§ **JOB**: Pictures do not belong in the output. Reproduce exactly the lines from the start of the records through the line with "svg.selectAll('*').remove();".

++++++++++

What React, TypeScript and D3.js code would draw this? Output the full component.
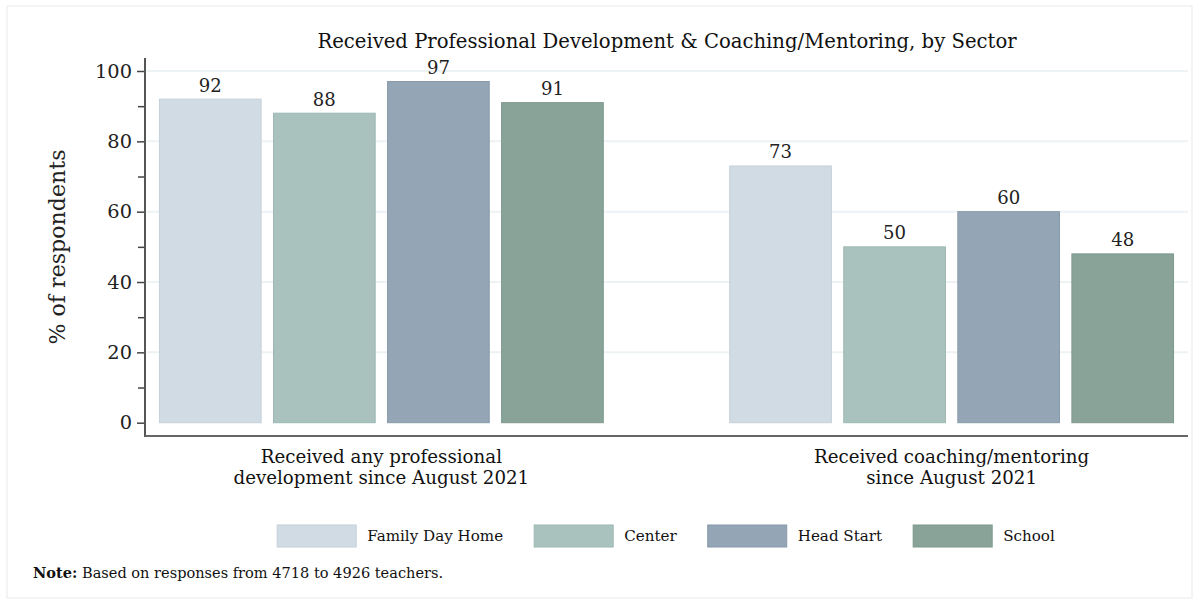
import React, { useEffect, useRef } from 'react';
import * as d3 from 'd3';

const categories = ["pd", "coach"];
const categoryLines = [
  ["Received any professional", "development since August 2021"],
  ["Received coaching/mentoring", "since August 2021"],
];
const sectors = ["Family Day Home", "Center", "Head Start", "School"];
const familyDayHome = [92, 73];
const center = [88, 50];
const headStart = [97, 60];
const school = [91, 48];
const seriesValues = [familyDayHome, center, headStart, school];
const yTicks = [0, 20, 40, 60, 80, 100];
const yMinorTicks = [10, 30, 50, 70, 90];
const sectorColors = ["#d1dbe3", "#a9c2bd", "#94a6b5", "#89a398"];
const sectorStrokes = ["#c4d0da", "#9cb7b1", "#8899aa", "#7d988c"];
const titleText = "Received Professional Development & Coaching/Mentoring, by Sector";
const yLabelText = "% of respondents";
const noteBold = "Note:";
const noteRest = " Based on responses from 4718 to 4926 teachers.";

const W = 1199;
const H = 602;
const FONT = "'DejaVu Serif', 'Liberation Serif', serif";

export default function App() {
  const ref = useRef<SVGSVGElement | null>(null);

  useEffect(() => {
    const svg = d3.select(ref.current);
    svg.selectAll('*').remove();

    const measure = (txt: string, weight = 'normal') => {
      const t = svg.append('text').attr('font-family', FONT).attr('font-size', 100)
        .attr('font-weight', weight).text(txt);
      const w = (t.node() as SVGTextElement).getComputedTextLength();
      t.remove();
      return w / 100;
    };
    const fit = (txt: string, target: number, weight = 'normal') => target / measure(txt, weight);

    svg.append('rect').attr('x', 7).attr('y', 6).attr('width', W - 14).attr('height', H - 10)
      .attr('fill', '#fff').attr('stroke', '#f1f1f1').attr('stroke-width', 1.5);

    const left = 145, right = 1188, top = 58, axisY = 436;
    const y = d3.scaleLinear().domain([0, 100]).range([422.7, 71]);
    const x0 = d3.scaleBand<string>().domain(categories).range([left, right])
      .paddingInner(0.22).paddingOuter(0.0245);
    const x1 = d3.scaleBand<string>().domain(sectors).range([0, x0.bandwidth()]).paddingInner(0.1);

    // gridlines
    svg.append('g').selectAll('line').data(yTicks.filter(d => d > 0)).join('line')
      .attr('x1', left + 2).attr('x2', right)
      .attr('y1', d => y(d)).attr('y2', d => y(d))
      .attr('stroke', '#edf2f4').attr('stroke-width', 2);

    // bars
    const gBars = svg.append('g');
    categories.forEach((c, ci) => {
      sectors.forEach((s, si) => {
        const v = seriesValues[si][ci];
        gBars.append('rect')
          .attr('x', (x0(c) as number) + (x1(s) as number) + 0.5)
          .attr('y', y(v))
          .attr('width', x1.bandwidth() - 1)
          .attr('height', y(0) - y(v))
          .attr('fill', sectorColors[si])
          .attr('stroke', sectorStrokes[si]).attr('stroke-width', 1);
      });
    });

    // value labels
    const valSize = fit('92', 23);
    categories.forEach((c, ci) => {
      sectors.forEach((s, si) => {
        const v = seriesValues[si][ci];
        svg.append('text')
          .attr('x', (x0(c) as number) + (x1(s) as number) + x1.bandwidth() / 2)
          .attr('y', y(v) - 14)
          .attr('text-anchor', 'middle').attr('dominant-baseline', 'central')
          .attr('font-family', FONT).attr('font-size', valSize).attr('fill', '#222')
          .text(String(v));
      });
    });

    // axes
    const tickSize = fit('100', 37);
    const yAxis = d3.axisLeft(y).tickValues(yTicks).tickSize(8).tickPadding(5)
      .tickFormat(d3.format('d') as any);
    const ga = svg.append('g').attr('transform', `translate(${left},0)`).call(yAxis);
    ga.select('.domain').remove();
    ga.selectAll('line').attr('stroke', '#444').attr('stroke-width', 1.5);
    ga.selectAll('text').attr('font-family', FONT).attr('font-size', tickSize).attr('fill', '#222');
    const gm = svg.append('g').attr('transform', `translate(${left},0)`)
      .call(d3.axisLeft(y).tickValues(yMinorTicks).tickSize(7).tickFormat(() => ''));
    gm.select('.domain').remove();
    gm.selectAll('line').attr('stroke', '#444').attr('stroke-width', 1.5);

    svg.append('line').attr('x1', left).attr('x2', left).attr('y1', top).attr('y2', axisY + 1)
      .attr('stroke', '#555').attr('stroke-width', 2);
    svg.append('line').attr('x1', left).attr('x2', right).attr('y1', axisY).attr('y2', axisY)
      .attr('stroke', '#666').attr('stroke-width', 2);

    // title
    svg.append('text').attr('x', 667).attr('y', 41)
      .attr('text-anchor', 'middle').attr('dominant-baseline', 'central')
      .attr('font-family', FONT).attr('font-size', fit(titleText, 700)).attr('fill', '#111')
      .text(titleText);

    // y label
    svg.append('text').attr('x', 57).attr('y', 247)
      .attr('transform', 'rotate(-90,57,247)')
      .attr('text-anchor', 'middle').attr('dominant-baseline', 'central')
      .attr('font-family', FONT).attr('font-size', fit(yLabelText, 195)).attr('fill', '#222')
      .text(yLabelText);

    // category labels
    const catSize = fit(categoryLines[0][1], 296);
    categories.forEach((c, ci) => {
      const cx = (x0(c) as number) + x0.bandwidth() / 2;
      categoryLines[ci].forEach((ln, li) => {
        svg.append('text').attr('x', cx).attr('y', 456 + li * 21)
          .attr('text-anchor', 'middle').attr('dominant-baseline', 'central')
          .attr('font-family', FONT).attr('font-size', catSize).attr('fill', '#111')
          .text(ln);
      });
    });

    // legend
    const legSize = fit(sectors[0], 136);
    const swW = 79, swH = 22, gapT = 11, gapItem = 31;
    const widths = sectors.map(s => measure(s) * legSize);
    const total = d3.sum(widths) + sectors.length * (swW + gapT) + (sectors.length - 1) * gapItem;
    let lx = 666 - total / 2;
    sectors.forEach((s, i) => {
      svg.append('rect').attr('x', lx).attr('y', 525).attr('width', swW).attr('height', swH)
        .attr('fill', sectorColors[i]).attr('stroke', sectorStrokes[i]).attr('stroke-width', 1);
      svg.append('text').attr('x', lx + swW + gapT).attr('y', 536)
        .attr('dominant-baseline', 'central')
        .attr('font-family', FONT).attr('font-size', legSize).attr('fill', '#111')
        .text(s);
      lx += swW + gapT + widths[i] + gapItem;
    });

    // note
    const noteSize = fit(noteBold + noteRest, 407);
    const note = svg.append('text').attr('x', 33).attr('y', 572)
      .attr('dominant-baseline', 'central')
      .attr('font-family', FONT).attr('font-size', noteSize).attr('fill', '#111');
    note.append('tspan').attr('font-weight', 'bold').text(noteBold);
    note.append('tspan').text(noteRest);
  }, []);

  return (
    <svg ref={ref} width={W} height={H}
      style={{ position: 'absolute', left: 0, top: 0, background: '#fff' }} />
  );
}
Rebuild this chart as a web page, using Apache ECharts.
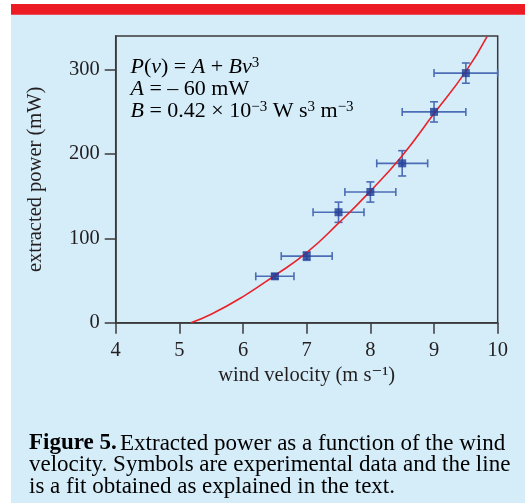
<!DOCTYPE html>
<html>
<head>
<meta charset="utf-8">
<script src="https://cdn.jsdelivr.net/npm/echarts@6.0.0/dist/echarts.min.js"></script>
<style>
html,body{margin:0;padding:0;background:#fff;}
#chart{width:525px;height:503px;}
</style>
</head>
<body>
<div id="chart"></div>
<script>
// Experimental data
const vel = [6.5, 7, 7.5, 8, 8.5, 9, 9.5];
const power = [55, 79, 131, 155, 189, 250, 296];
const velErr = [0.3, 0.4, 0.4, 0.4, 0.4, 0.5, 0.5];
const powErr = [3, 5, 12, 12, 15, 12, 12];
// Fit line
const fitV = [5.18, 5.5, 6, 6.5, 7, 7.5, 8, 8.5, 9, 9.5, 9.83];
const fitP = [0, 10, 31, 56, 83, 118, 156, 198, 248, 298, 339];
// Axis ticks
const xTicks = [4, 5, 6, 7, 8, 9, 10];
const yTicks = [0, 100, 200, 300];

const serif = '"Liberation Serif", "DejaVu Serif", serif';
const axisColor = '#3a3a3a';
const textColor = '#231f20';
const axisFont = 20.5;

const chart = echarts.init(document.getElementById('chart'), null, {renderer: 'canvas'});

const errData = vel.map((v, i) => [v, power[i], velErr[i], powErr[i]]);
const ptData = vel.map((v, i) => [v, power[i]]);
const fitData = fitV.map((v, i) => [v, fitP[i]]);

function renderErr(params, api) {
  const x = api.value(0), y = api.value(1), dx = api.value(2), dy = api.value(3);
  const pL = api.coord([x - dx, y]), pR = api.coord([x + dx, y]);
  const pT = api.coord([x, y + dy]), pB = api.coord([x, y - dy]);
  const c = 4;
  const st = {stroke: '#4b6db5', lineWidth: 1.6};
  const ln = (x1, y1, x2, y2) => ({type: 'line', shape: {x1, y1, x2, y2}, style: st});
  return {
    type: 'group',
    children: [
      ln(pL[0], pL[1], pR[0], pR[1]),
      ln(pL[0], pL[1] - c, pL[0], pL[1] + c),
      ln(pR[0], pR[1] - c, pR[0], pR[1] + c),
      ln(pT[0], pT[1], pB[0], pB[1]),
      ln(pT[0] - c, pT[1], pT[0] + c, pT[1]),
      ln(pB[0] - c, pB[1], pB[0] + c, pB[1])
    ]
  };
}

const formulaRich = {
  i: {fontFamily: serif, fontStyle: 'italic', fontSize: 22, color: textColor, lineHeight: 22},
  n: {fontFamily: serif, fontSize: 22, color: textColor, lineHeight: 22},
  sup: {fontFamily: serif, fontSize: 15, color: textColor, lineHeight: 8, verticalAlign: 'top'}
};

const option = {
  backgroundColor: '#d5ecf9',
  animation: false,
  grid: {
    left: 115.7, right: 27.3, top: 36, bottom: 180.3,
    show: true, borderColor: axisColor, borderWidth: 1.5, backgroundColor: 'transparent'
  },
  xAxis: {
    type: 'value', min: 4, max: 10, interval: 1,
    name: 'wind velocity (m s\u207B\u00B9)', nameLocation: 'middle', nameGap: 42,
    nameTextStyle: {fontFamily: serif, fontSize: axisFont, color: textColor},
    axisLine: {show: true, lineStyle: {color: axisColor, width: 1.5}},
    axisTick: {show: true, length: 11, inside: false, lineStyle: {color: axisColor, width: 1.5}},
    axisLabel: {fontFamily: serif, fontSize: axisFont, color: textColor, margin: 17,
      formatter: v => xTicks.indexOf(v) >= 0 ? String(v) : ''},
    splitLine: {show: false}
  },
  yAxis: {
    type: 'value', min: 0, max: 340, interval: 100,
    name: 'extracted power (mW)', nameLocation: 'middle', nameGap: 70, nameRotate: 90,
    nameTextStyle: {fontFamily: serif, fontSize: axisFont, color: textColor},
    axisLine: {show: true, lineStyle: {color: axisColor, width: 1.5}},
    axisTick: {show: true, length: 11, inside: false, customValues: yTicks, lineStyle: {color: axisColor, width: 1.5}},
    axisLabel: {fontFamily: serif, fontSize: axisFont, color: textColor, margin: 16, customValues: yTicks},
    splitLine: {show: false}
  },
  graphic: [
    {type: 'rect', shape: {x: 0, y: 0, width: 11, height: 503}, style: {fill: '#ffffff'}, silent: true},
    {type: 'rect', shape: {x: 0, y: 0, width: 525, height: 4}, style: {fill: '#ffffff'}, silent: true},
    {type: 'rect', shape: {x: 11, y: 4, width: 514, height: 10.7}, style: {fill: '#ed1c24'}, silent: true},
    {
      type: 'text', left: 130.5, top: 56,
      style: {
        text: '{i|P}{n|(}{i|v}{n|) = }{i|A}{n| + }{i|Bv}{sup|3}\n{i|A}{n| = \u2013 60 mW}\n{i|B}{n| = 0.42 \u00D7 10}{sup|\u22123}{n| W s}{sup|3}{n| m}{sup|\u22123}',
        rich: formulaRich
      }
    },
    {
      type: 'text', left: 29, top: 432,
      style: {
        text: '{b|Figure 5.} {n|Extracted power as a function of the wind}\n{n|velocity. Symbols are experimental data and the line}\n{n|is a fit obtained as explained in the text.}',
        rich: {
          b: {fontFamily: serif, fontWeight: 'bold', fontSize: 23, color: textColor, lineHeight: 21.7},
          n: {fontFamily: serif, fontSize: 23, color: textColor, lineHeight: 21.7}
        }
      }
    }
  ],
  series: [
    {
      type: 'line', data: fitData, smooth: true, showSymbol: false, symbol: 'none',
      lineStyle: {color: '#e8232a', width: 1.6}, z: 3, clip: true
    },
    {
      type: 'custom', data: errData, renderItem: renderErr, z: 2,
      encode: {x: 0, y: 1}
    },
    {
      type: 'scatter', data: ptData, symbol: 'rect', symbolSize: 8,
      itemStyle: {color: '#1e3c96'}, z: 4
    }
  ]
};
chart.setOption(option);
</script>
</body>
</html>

++++++++++

§ **EXERCISE RESULT**:
What React, TypeScript and D3.js code would draw this? Output the full component.
import React, { useEffect, useRef } from 'react';
import * as d3 from 'd3';

const categories = ["pd", "coach"];
const categoryLines = [
  ["Received any professional", "development since August 2021"],
  ["Received coaching/mentoring", "since August 2021"],
];
const sectors = ["Family Day Home", "Center", "Head Start", "School"];
const familyDayHome = [92, 73];
const center = [88, 50];
const headStart = [97, 60];
const school = [91, 48];
const seriesValues = [familyDayHome, center, headStart, school];
const yTicks = [0, 20, 40, 60, 80, 100];
const yMinorTicks = [10, 30, 50, 70, 90];
const sectorColors = ["#d1dbe3", "#a9c2bd", "#94a6b5", "#89a398"];
const sectorStrokes = ["#c4d0da", "#9cb7b1", "#8899aa", "#7d988c"];
const titleText = "Received Professional Development & Coaching/Mentoring, by Sector";
const yLabelText = "% of respondents";
const noteBold = "Note:";
const noteRest = " Based on responses from 4718 to 4926 teachers.";

const W = 1199;
const H = 602;
const FONT = "'DejaVu Serif', 'Liberation Serif', serif";

export default function App() {
  const ref = useRef<SVGSVGElement | null>(null);

  useEffect(() => {
    const svg = d3.select(ref.current);
    svg.selectAll('*').remove();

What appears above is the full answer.